### Recorded information

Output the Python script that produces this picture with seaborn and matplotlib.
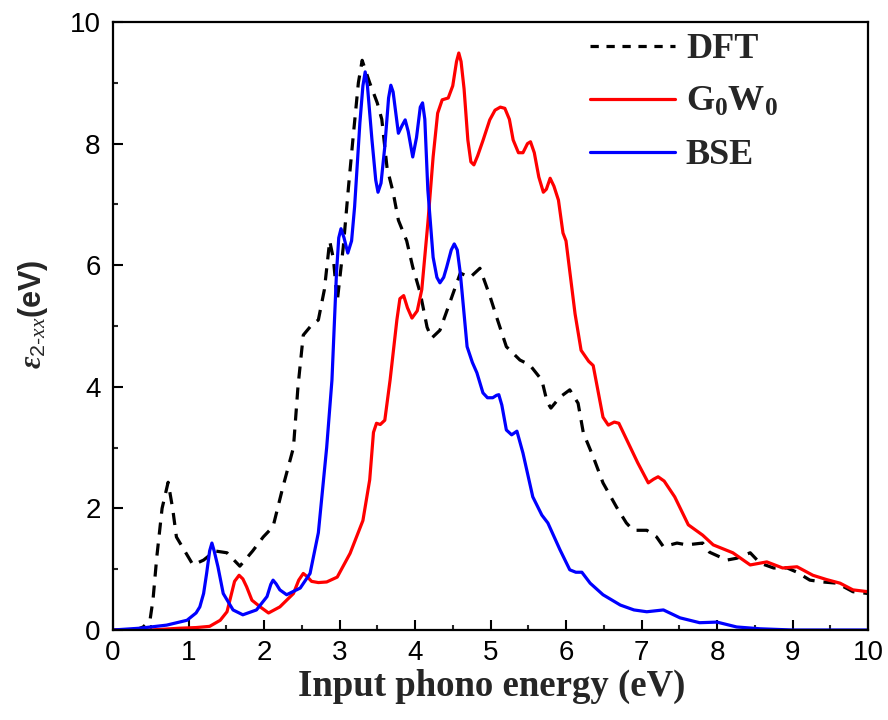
import matplotlib
matplotlib.use("Agg")
import matplotlib.pyplot as plt
import seaborn as sns
from matplotlib.ticker import MultipleLocator

# ---------------- data ----------------
dft_x = [0.0, 0.3, 0.4, 0.49, 0.53, 0.58, 0.65, 0.73, 0.79, 0.84, 0.95, 1.06, 1.2, 1.35, 1.51,
         1.68, 1.85, 1.99, 2.12, 2.25, 2.39, 2.45, 2.52, 2.62, 2.72, 2.8, 2.87, 2.92, 2.97,
         3.05, 3.12, 3.18, 3.25, 3.3, 3.4, 3.5, 3.56, 3.63, 3.71, 3.78, 3.89, 3.97, 4.07,
         4.16, 4.22, 4.33, 4.46, 4.6, 4.73, 4.86, 4.99, 5.08, 5.21, 5.39, 5.52, 5.68, 5.75,
         5.8, 5.92, 6.05, 6.16, 6.23, 6.36, 6.49, 6.67, 6.8, 6.89, 7.07, 7.2, 7.29, 7.47,
         7.6, 7.81, 7.9, 8.13, 8.26, 8.44, 8.57, 8.75, 8.93, 9.06, 9.23, 9.4, 9.59, 9.8, 10.0]
dft_y = [0.0, 0.0, 0.05, 0.16, 0.5, 1.2, 2.0, 2.43, 2.0, 1.53, 1.3, 1.07, 1.15, 1.3, 1.27,
         1.05, 1.3, 1.53, 1.7, 2.35, 3.0, 4.0, 4.85, 5.0, 5.1, 5.6, 6.4, 6.1, 5.4,
         6.3, 7.3, 8.1, 9.0, 9.37, 9.0, 8.67, 8.4, 7.6, 7.2, 6.74, 6.4, 5.97, 5.54,
         4.98, 4.8, 4.93, 5.38, 5.87, 5.8, 5.95, 5.5, 5.15, 4.66, 4.44, 4.36, 4.11, 3.75,
         3.65, 3.83, 3.95, 3.73, 3.24, 2.85, 2.42, 2.02, 1.76, 1.64, 1.64, 1.53, 1.37, 1.43,
         1.4, 1.43, 1.28, 1.15, 1.18, 1.27, 1.1, 1.02, 1.02, 0.95, 0.82, 0.79, 0.77, 0.63, 0.6]

gw_x = [0.0, 0.5, 0.89, 1.1, 1.28, 1.42, 1.51, 1.56, 1.61, 1.67, 1.72, 1.77, 1.84, 1.95, 2.06,
        2.21, 2.39, 2.46, 2.52, 2.57, 2.63, 2.72, 2.83, 2.97, 3.14, 3.31, 3.4, 3.45, 3.49,
        3.54, 3.6, 3.67, 3.76, 3.8, 3.85, 3.9, 3.96, 4.03, 4.09, 4.17, 4.24, 4.3, 4.36,
        4.44, 4.5, 4.55, 4.58, 4.61, 4.65, 4.7, 4.74, 4.78, 4.83, 4.9, 4.99, 5.06, 5.13,
        5.19, 5.25, 5.3, 5.37, 5.43, 5.49, 5.53, 5.58, 5.64, 5.7, 5.74, 5.79, 5.84, 5.9,
        5.96, 6.0, 6.06, 6.12, 6.2, 6.3, 6.36, 6.49, 6.56, 6.64, 6.7, 6.85, 6.95, 7.09,
        7.16, 7.22, 7.3, 7.44, 7.62, 7.81, 7.95, 8.21, 8.44, 8.66, 8.87, 9.06, 9.27, 9.45,
        9.63, 9.8, 10.0]
gw_y = [0.0, 0.0, 0.03, 0.04, 0.06, 0.16, 0.3, 0.55, 0.8, 0.9, 0.84, 0.71, 0.49, 0.38, 0.28,
        0.38, 0.6, 0.82, 0.93, 0.88, 0.8, 0.78, 0.79, 0.87, 1.26, 1.8, 2.47, 3.25, 3.4,
        3.38, 3.45, 4.11, 5.1, 5.45, 5.5, 5.3, 5.13, 5.25, 5.6, 6.69, 7.78, 8.5, 8.72,
        8.75, 8.95, 9.35, 9.49, 9.35, 8.9, 8.06, 7.7, 7.65, 7.8, 8.05, 8.39, 8.55, 8.6,
        8.58, 8.4, 8.06, 7.85, 7.85, 8.0, 8.03, 7.85, 7.45, 7.2, 7.25, 7.43, 7.3, 7.07,
        6.53, 6.4, 5.8, 5.2, 4.6, 4.42, 4.35, 3.5, 3.37, 3.42, 3.4, 3.01, 2.75, 2.42,
        2.48, 2.52, 2.45, 2.19, 1.73, 1.56, 1.4, 1.27, 1.07, 1.12, 1.02, 1.04, 0.9, 0.83,
        0.77, 0.66, 0.63]

bse_x = [0.0, 0.36, 0.71, 0.98, 1.1, 1.15, 1.2, 1.24, 1.28, 1.31, 1.34, 1.39, 1.46, 1.59, 1.72,
         1.9, 2.04, 2.09, 2.12, 2.16, 2.21, 2.3, 2.48, 2.61, 2.72, 2.83, 2.9, 2.96, 2.99,
         3.02, 3.06, 3.11, 3.16, 3.2, 3.27, 3.31, 3.34, 3.37, 3.43, 3.48, 3.51, 3.55, 3.6,
         3.65, 3.68, 3.71, 3.78, 3.83, 3.87, 3.91, 3.97, 4.02, 4.07, 4.1, 4.13, 4.17, 4.24,
         4.29, 4.33, 4.38, 4.42, 4.48, 4.52, 4.56, 4.6, 4.69, 4.76, 4.82, 4.9, 4.96, 5.03,
         5.08, 5.11, 5.15, 5.21, 5.28, 5.35, 5.43, 5.56, 5.68, 5.76, 5.92, 6.05, 6.13, 6.21,
         6.32, 6.49, 6.72, 6.9, 7.07, 7.29, 7.51, 7.77, 8.0, 8.26, 8.57, 9.0, 10.0]
bse_y = [0.0, 0.03, 0.08, 0.16, 0.28, 0.38, 0.6, 0.93, 1.3, 1.43, 1.3, 1.04, 0.6, 0.33, 0.25,
         0.33, 0.55, 0.75, 0.82, 0.76, 0.66, 0.58, 0.69, 0.93, 1.6, 3.0, 4.11, 5.87, 6.45,
         6.6, 6.45, 6.2, 6.4, 6.96, 8.34, 8.95, 9.18, 8.95, 8.06, 7.4, 7.2, 7.35, 7.95,
         8.75, 8.96, 8.85, 8.17, 8.3, 8.39, 8.2, 7.78, 8.1, 8.6, 8.67, 8.4, 7.24, 6.13,
         5.8, 5.71, 5.8, 5.97, 6.25, 6.35, 6.25, 5.87, 4.66, 4.4, 4.23, 3.9, 3.82, 3.82,
         3.86, 3.87, 3.7, 3.29, 3.21, 3.27, 2.91, 2.19, 1.89, 1.76, 1.32, 0.99, 0.95, 0.95,
         0.77, 0.58, 0.41, 0.33, 0.3, 0.33, 0.2, 0.12, 0.13, 0.05, 0.02, 0.0, 0.0]

labels = ["DFT", r"$\mathbf{G_0W_0}$", "BSE"]
x_ticks = [0, 1, 2, 3, 4, 5, 6, 7, 8, 9, 10]
y_ticks = [0, 2, 4, 6, 8, 10]

# ---------------- style ----------------
sns.set_style("ticks")
plt.rcParams["font.family"] = ["Liberation Sans", "DejaVu Sans"]
plt.rcParams["mathtext.fontset"] = "custom"
plt.rcParams["mathtext.rm"] = "Liberation Sans"
plt.rcParams["mathtext.it"] = "Liberation Serif:italic"
plt.rcParams["mathtext.bf"] = "Liberation Serif:bold"
plt.rcParams["mathtext.bfit"] = "Liberation Serif:bold:italic"

fig = plt.figure(figsize=(8.88, 7.2), dpi=100)
ax = fig.add_axes([113 / 888, 1 - 630 / 720, 755 / 888, 608 / 720])

lw = 2.3
sns.lineplot(x=dft_x, y=dft_y, ax=ax, color="black", linewidth=lw, label=labels[0], sort=False)
ax.lines[-1].set_dashes([3.8, 2.8])
sns.lineplot(x=gw_x, y=gw_y, ax=ax, color="#ff0000", linewidth=lw, label=labels[1], sort=False)
sns.lineplot(x=bse_x, y=bse_y, ax=ax, color="#0000ff", linewidth=lw, label=labels[2], sort=False)

ax.set_xlim(0, 10)
ax.set_ylim(0, 10)
ax.set_xticks(x_ticks)
ax.set_yticks(y_ticks)
ax.xaxis.set_minor_locator(MultipleLocator(0.5))
ax.yaxis.set_minor_locator(MultipleLocator(1))
ax.tick_params(axis="both", which="major", direction="in", length=7, width=1.5,
               labelsize=20, colors="black")
ax.tick_params(axis="both", which="minor", direction="in", length=3.6, width=1.5)
ax.tick_params(axis="x", which="major", pad=7)
ax.tick_params(axis="y", which="major", pad=9)
ax.tick_params(top=False, right=False, which="both")
for s in ax.spines.values():
    s.set_visible(True)
    s.set_linewidth(1.6)
    s.set_color("black")

ax.set_xlabel("Input phono energy (eV)", family=["Liberation Serif"], fontweight="bold",
              fontsize=26.5)
ax.xaxis.set_label_coords(0.502, -0.064)
ax.set_ylabel(r"$\mathbfit{\varepsilon}_{2\text{-}xx}$(eV)", fontweight="bold", fontsize=22)
ax.yaxis.set_label_coords(-0.083, 0.52)

leg = ax.legend(loc="upper left", bbox_to_anchor=(0.632, 0.982), frameon=False,
                prop={"family": "Liberation Serif", "weight": "bold", "size": 26},
                handlelength=2.35, handletextpad=0.3, labelspacing=0.55,
                borderpad=0, borderaxespad=0)
leg.get_lines()[0].set_dashes([2.6, 2.4])

fig.savefig("out.png", dpi=100)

######

Return only the lines from the start of the data through the line that contains "from matplotlib.ticker import MultipleLocator", please, copying them exactly and omitting all pictures.

Output the Python script that produces this picture with seaborn and matplotlib.
import matplotlib
matplotlib.use("Agg")
import matplotlib.pyplot as plt
import seaborn as sns
from matplotlib.ticker import MultipleLocator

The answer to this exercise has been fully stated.